Local Evangelistic Institutes.—Where funds permit, the most valuable aid to our evangelists is undoubtedly an institute at which none but evangelists are present. Here it is very profitable to go through a complete agenda of problems relating specifically to evangelistic work. It is well for the men to come face to face and discuss their problems with the utmost frankness, and to pray together about their problems. The old encourage the young; and quite often the young will give new. vision to the old !
There is an ever-present tendency for pastors to lose sight of the fact that they must not only shepherd the flock of God, but add to it constantly. Evangelism is hard, trying work, but it is the outworking of divine energy in the church. Every worker must 'be an evangelist in the broad sense that he must be a soul winner. "Save souls or die" is the inexorable law governing the life of the church of God. A man no longer able to stand the strain of public evangelism, or one not especially gifted in that line, can, nevertheless, win many souls if he has a passion to do so and is willing to adopt some of the many methods by which souls are won to this truth. We might mention the following:
Sundry Soulsaving Methods
1. An evangelistic type of preaching in all church services. Too often we develop a dry, legalistic type of doctrinal preaching that is too forbidding to draw souls to Christ. This must be guarded against. True doctrinal preaching exalts Jesus, and should be inspiring and spiritual.
2. Literature work from door to door—either distributing tracts freely or selling our literature in search of interested people. This method is dying out, but its day is not ended.
3. Assiduously following up Harvest In-gathering work, which can thus be made to produce results in soul winning as well as money for the cause of God.
4. Keeping alive in the church a love for souls, so that interested people can be brought into contact with the pastor through the lay members.
In many conferences it is possible for the conference president to conduct a public campaign in connection with his other duties. But where this is not possible, he should certainly plan to hold short evangelistic campaigns in certain churches. He could stay for a few weeks with a church, conducting meetings almost every night; and this type of evangelism would revive the listless and indifferent. It would also lead to conversions among the young people growing up in the church, and it quite frequently brings interested non-Adventists to a definite decision. In this way the conference president may save himself from dying spiritually—a fate that awaits any man who allows himself to be fully occupied with only the administrative and the business side of the work. And at the same time it brings the living breath of God into churches that might otherwise languish.
I make no pretensions of knowing how to make a fifty-pound budget go as far as a twohundred-pound budget. I notice, however, that small budgets have not, in many fields, slowed down the ratio of soul winning. This does not prove that small budgets bring more souls, but it rather teaches me that our men have been driven to a more complete dependence upon the divine blessing. Lack of means often leads us to seek other methods than those we used to follow when budgets were larger.

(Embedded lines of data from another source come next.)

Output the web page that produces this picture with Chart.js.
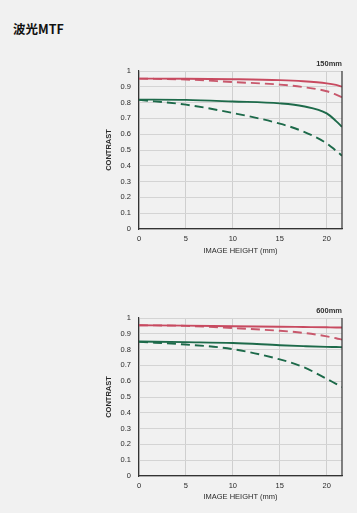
<!DOCTYPE html>
<html>
<head>
<meta charset="utf-8">
<script src="https://cdn.jsdelivr.net/npm/chart.js@4.4.1/dist/chart.umd.min.js"></script>
<style>
  html, body { margin: 0; padding: 0; background: #f1f1f1; width: 357px; height: 513px; overflow: hidden; }
  #title { position: absolute; left: 13px; top: 19px; font-family: "Noto Sans CJK SC", "Liberation Sans", sans-serif; font-weight: 700; font-size: 12.5px; color: #111; }
  .box { position: absolute; left: 100px; width: 250px; height: 205px; }
  #b1 { top: 55px; }
  #b2 { top: 300px; }
</style>
</head>
<body>
<div id="title">波光MTF</div>
<div class="box" id="b1"><canvas id="c1"></canvas></div>
<div class="box" id="b2"><canvas id="c2"></canvas></div>
<script>
// Image height positions (mm)
const imageHeight = [0, 5, 10, 15, 17.5, 20, 21, 21.63];
const yTicks = [0, 0.1, 0.2, 0.3, 0.4, 0.5, 0.6, 0.7, 0.8, 0.9, 1];
const xTicks = [0, 5, 10, 15, 20];

// 150mm
const w150SagSolid   = [0.952, 0.951, 0.948, 0.942, 0.935, 0.922, 0.912, 0.901];
const w150MerDashed  = [0.952, 0.946, 0.930, 0.914, 0.898, 0.872, 0.850, 0.834];
const g150SagSolid   = [0.819, 0.817, 0.807, 0.795, 0.777, 0.732, 0.683, 0.646];
const g150MerDashed  = [0.817, 0.787, 0.734, 0.667, 0.617, 0.542, 0.495, 0.464];

// 600mm
const r600SagSolid   = [0.954, 0.952, 0.948, 0.945, 0.943, 0.941, 0.940, 0.940];
const r600MerDashed  = [0.954, 0.950, 0.936, 0.919, 0.906, 0.884, 0.872, 0.863];
const g600SagSolid   = [0.851, 0.847, 0.842, 0.828, 0.822, 0.817, 0.816, 0.815];
const g600MerDashed  = [0.849, 0.832, 0.803, 0.738, 0.690, 0.615, 0.583, 0.563];

const RED = '#c84a60';
const RED_D = '#c8586c';
const GREEN = '#1d6a4a';
const FONT = '"Liberation Sans", Arial, sans-serif';

function pts(vals) { return imageHeight.map((x, i) => ({ x: x, y: vals[i] })); }

function ds(vals, color, dashed) {
  return {
    data: pts(vals), borderColor: color, borderWidth: 1.9,
    borderDash: dashed ? [9, 5] : [], pointRadius: 0,
    cubicInterpolationMode: 'monotone', fill: false
  };
}

function makeChart(id, lensLabel, sets, topPad, xHeight, bottomPad) {
  const framePlugin = {
    id: 'frame' + id,
    afterDraw(chart) {
      const { ctx, chartArea: a } = chart;
      ctx.save();
      ctx.strokeStyle = '#333';
      ctx.lineWidth = 1.2;
      ctx.beginPath();
      ctx.moveTo(a.right, a.top);
      ctx.lineTo(a.right, a.bottom);
      ctx.stroke();
      ctx.fillStyle = '#333';
      ctx.font = 'bold 7.5px ' + FONT;
      ctx.textAlign = 'right';
      ctx.textBaseline = 'middle';
      ctx.fillText(lensLabel, a.right, a.top - 7);
      ctx.restore();
    }
  };
  return new Chart(document.getElementById(id), {
    type: 'line',
    data: { datasets: sets },
    plugins: [framePlugin],
    options: {
      responsive: true, maintainAspectRatio: false, animation: false,
      layout: { padding: { top: topPad, right: 8, left: 4, bottom: bottomPad } },
      plugins: { legend: { display: false }, tooltip: { enabled: false } },
      scales: {
        x: {
          type: 'linear', min: 0, max: 21.63,
          afterBuildTicks(s) { s.ticks = xTicks.map(v => ({ value: v })); },
          afterFit(s) { s.height = xHeight; },
          grid: { color: '#cfcfcf', lineWidth: 1, drawTicks: false },
          border: { color: '#333', width: 1.2 },
          ticks: { color: '#2a2a2a', font: { family: FONT, size: 7.5 }, padding: 5, maxRotation: 0 },
          title: { display: true, text: 'IMAGE HEIGHT (mm)', color: '#2a2a2a', font: { family: FONT, size: 7.5 }, padding: { top: 4, bottom: 0 } }
        },
        y: {
          type: 'linear', min: 0, max: 1,
          afterBuildTicks(s) { s.ticks = yTicks.map(v => ({ value: v })); },
          afterFit(s) { s.width = 35; },
          grid: { color: '#d4d4d4', lineWidth: 1, drawTicks: false },
          border: { color: '#333', width: 1.2 },
          ticks: { color: '#2a2a2a', font: { family: FONT, size: 7.5 }, padding: 8,
                   callback: v => String(v) },
          title: { display: true, text: 'CONTRAST', color: '#2a2a2a', font: { family: FONT, size: 7.5, weight: 'bold' }, padding: { top: 0, bottom: 4 } }
        }
      }
    }
  });
}

makeChart('c1', '150mm', [
  ds(w150SagSolid, RED, false),
  ds(w150MerDashed, RED_D, true),
  ds(g150SagSolid, GREEN, false),
  ds(g150MerDashed, GREEN, true)
], 16, 26, 5);

makeChart('c2', '600mm', [
  ds(r600SagSolid, RED, false),
  ds(r600MerDashed, RED_D, true),
  ds(g600SagSolid, GREEN, false),
  ds(g600MerDashed, GREEN, true)
], 18, 25, 4);
</script>
</body>
</html>
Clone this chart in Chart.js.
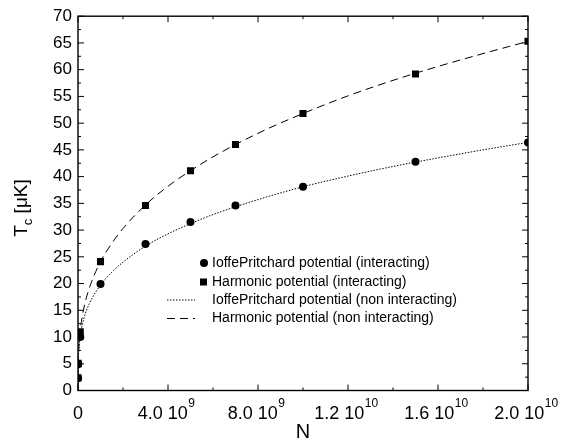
<!DOCTYPE html>
<html>
<head>
<meta charset="utf-8">
<script src="https://cdn.jsdelivr.net/npm/chart.js@4"></script>
<style>
  body { margin: 0; background: #fff; }
  #wrap { width: 565px; height: 441px; }
</style>
</head>
<body>
<div id="wrap"><canvas id="myChart" width="565" height="441"></canvas></div>
<script>
// measured points (N, Tc in microK)
const nMeasured = [1e6, 1e7, 1e8, 1e9, 3e9, 5e9, 7e9, 1e10, 1.5e10, 2e10];
const ioffeInteracting = [2.3, 4.9, 10.0, 19.9, 27.4, 31.5, 34.6, 38.1, 42.8, 46.4];
const harmonicInteracting = [2.4, 5.1, 11.0, 24.1, 34.6, 41.1, 46.0, 51.8, 59.2, 65.3];

// non interacting curves
const nCurve = [0, 1e6, 1e7, 5e7, 1e8, 2.5e8, 5e8, 1e9, 1.5e9, 2e9, 3e9, 4e9, 5e9, 6e9, 8e9, 1e10, 1.2e10, 1.4e10, 1.6e10, 1.8e10, 2e10];
const ioffeCurve = [0, 2.7, 5.3, 8.4, 10.2, 13.3, 16.2, 19.7, 22.1, 24.0, 27.0, 29.3, 31.2, 32.9, 35.7, 38.1, 40.1, 41.9, 43.5, 45.0, 46.4];
const harmonicCurve = [0, 2.4, 5.2, 8.9, 11.2, 15.2, 19.1, 24.1, 27.5, 30.3, 34.7, 38.2, 41.1, 43.7, 48.1, 51.8, 55.1, 58.0, 60.6, 63.0, 65.3];

// x tick labels: mantissa and power of ten
const xTickValues = [0, 4e9, 8e9, 1.2e10, 1.6e10, 2e10];
const xTickBase = ['0', '4.0 10', '8.0 10', '1.2 10', '1.6 10', '2.0 10'];
const xTickExp = ['', '9', '9', '10', '10', '10'];

const FONT = 'Liberation Sans, Arial, Helvetica, sans-serif';

function pts(xs, ys) {
    return xs.map((x, i) => ({ x: x, y: ys[i] }));
}

// frame, inward ticks, tick labels with exponents, axis titles and legend
const extras = {
    id: 'extras',
    afterDraw(chart) {
        const ctx = chart.ctx;
        const a = chart.chartArea;
        const xs = chart.scales.x, ys = chart.scales.y;
        ctx.save();
        ctx.strokeStyle = '#000';
        ctx.lineWidth = 1.4;
        ctx.strokeRect(a.left, a.top, a.right - a.left, a.bottom - a.top);

        ctx.lineWidth = 1;
        ctx.beginPath();
        const xt = xs.ticks.map(t => t.value);
        for (let i = 0; i < xt.length; i++) {
            const px = xs.getPixelForValue(xt[i]);
            ctx.moveTo(px, a.bottom); ctx.lineTo(px, a.bottom - 6);
            ctx.moveTo(px, a.top); ctx.lineTo(px, a.top + 6);
            if (i < xt.length - 1) {
                const pm = xs.getPixelForValue((xt[i] + xt[i + 1]) / 2);
                ctx.moveTo(pm, a.bottom); ctx.lineTo(pm, a.bottom - 3);
                ctx.moveTo(pm, a.top); ctx.lineTo(pm, a.top + 3);
            }
        }
        const yt = ys.ticks.map(t => t.value);
        for (let i = 0; i < yt.length; i++) {
            const py = ys.getPixelForValue(yt[i]);
            ctx.moveTo(a.left, py); ctx.lineTo(a.left + 6, py);
            ctx.moveTo(a.right, py); ctx.lineTo(a.right - 6, py);
            if (i < yt.length - 1) {
                const pm = ys.getPixelForValue((yt[i] + yt[i + 1]) / 2);
                ctx.moveTo(a.left, pm); ctx.lineTo(a.left + 3, pm);
                ctx.moveTo(a.right, pm); ctx.lineTo(a.right - 3, pm);
            }
        }
        ctx.stroke();

        // x tick labels like "4.0 10^9"
        ctx.fillStyle = '#000';
        ctx.textBaseline = 'alphabetic';
        ctx.textAlign = 'left';
        xTickValues.forEach((v, i) => {
            const px = xs.getPixelForValue(v);
            ctx.font = '18px ' + FONT;
            const wb = ctx.measureText(xTickBase[i]).width;
            ctx.font = '12px ' + FONT;
            const we = xTickExp[i] ? ctx.measureText(xTickExp[i]).width : 0;
            const left = px - (wb + we) / 2 - (we ? 2 : 0);
            ctx.font = '18px ' + FONT;
            ctx.fillText(xTickBase[i], left, a.bottom + 28.5);
            if (we) {
                ctx.font = '12px ' + FONT;
                ctx.fillText(xTickExp[i], left + wb + 0.5, a.bottom + 16.5);
            }
        });

        // x axis title
        ctx.font = '20px ' + FONT;
        ctx.textAlign = 'center';
        ctx.fillText('N', (a.left + a.right) / 2, 438);
        ctx.textAlign = 'left';

        // y axis title T_c [uK]
        ctx.translate(27, 208);
        ctx.rotate(-Math.PI / 2);
        ctx.font = '19px ' + FONT;
        const wT = ctx.measureText('T').width;
        const wRest = ctx.measureText(' [\u03bcK]').width;
        ctx.font = '13px ' + FONT;
        const wc = ctx.measureText('c').width;
        const x0 = -(wT + wc + wRest) / 2;
        ctx.font = '19px ' + FONT;
        ctx.fillText('T', x0, 0);
        ctx.font = '13px ' + FONT;
        ctx.fillText('c', x0 + wT, 5);
        ctx.font = '19px ' + FONT;
        ctx.fillText(' [\u03bcK]', x0 + wT + wc, 0);
        ctx.restore();

        // legend inside the plot
        ctx.save();
        ctx.font = '14px ' + FONT;
        ctx.textBaseline = 'middle';
        ctx.fillStyle = '#000';
        ctx.strokeStyle = '#000';
        const rows = [263, 282, 300, 318.5];
        chart.data.datasets.forEach((ds, i) => {
            const y = rows[i];
            if (ds.showLine) {
                ctx.lineWidth = ds.borderWidth;
                ctx.setLineDash(ds.borderDash);
                ctx.beginPath();
                ctx.moveTo(167, y); ctx.lineTo(195, y);
                ctx.stroke();
                ctx.setLineDash([]);
            } else if (ds.pointStyle === 'circle') {
                ctx.beginPath();
                ctx.arc(204, y, 4, 0, Math.PI * 2);
                ctx.fill();
            } else {
                ctx.fillRect(200, y - 3.5, 7, 7);
            }
            ctx.fillText(ds.label, 212, y);
        });
        ctx.restore();
    }
};

const ctx = document.getElementById('myChart').getContext('2d');
const chart = new Chart(ctx, {
    type: 'scatter',
    data: {
        datasets: [
            {
                label: 'IoffePritchard potential (interacting)',
                data: pts(nMeasured, ioffeInteracting),
                showLine: false,
                pointStyle: 'circle',
                pointRadius: 4,
                backgroundColor: '#000',
                borderColor: '#000',
                borderWidth: 0
            },
            {
                label: 'Harmonic potential (interacting)',
                data: pts(nMeasured, harmonicInteracting),
                showLine: false,
                pointStyle: 'rect',
                pointRadius: 5,
                backgroundColor: '#000',
                borderColor: '#000',
                borderWidth: 0
            },
            {
                label: 'IoffePritchard potential (non interacting)',
                data: pts(nCurve, ioffeCurve),
                showLine: true,
                pointRadius: 0,
                borderColor: '#000',
                borderWidth: 1,
                borderDash: [1.5, 1.5],
                cubicInterpolationMode: 'monotone'
            },
            {
                label: 'Harmonic potential (non interacting)',
                data: pts(nCurve, harmonicCurve),
                showLine: true,
                pointRadius: 0,
                borderColor: '#000',
                borderWidth: 1,
                borderDash: [8, 5],
                cubicInterpolationMode: 'monotone'
            }
        ]
    },
    options: {
        responsive: false,
        animation: false,
        layout: { padding: { left: 0, top: 15, right: 37, bottom: 0 } },
        plugins: {
            legend: { display: false },
            tooltip: { enabled: false }
        },
        scales: {
            x: {
                type: 'linear',
                min: 0,
                max: 2e10,
                grid: { display: false, drawTicks: false },
                border: { display: false },
                afterBuildTicks: s => { s.ticks = xTickValues.map(v => ({ value: v })); },
                afterFit: s => { s.height = 50.5; },
                ticks: { display: false }
            },
            y: {
                min: 0,
                max: 70,
                grid: { display: false, drawTicks: false },
                border: { display: false },
                afterFit: s => { s.width = 78; },
                ticks: {
                    stepSize: 5,
                    padding: 6,
                    color: '#000',
                    font: { family: FONT, size: 17 }
                }
            }
        }
    },
    plugins: [extras]
});
</script>
</body>
</html>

The evangelism of Jesus took the form of open-air preaching, temple teaching, synagogue reading, and home visiting. And back of these methods lay a constant, intensive life of prayer.
"The evangelization of the world in this generation depends first of alI upon a revival of prayer. Deeper than the need of men; deeper far than the need of money ; aye, deep down at the bottom of our spiritless life, is the need for the forgotten secret of prevailing . . . prayer."—"Effective Evangelism," R. E. Speer, p. 65.